In 1973 Ranno moved back to Teaneck and shortly after joined the band Stories in September. Stories' "Brother Louie" had just reached #1, and guitarist Steve Love quit to join Jobriath. Ranno was among about 20 guitarists who auditioned for the position. Stories in September continued to tour as a headliner and as an opener for such acts as Black Oak Arkansas, Johnny Winter, The Eagles and others. The band appeared on American Bandstand on April 13, 1973. The band also consisted of vocalist Ian Lloyd, bassist Kenny Aaronson, drummer Bryan Madey, and keyboardist Ken Bichel. After the band split in October 1974, Ranno stayed on with Lloyd's solo project, which included drummer Gregg Diamond, bassist Jim Gregory, and saxophonist/guitarist Ian McDonald (King Crimson). Ranno left in March 1975 and was replaced by Mick Jones (Foreigner). Jones put Foreigner together around this time and recruited McDonald for the band. He also tried to get Lloyd as vocalist, but Lloyd was close to getting a solo recording contract that he eventually did get.

Later in 1975 Ranno auditioned for the band Fallen Angels. He had heard they were managed by Rock Steady/Bill Aucoin who managed Kiss at the time. Ranno was one of about 75 guitarists to audition and quickly landed the position. After a month the band fired the keyboard player and changed their name to Starz. The band immediately began writing and recording demo songs. They also toured with ZZ Top and Peter Frampton.

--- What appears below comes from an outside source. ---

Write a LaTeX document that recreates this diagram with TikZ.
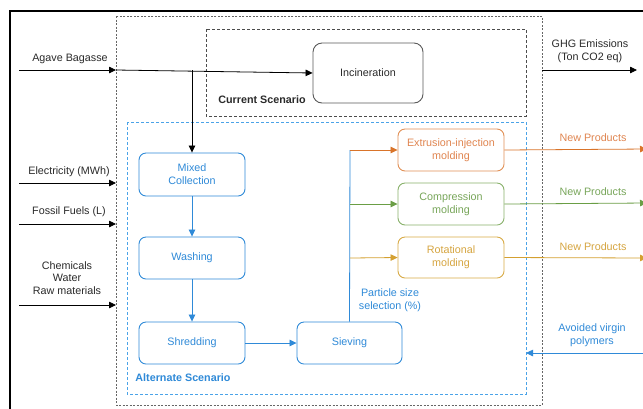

Starz got their recording deal with Capitol Records in the spring of 1976 and recorded their debut album, Starz, at the Record Plant Studios, considered by some to be the best recording studio in history. Producer Jack Douglas took the band into the studio and made the album, which was supported by a long tour with Aerosmith for a while and Ted Nugent at times.

The band recorded and released their second album, Violation. That album had two hit singles; "Cherry Baby" was a national Top 40 hit, and "Sing It Shout It" went to #65. The first two albums are on Kerrang! magazine's list of the 100 Greatest Heavy Metal Albums of All Time and Hit Parader magazine's Top 100 Rock Albums of All Time. Violation is also listed in Classic Rock magazine's "150 Albums You Must Hear Before You Die" issue.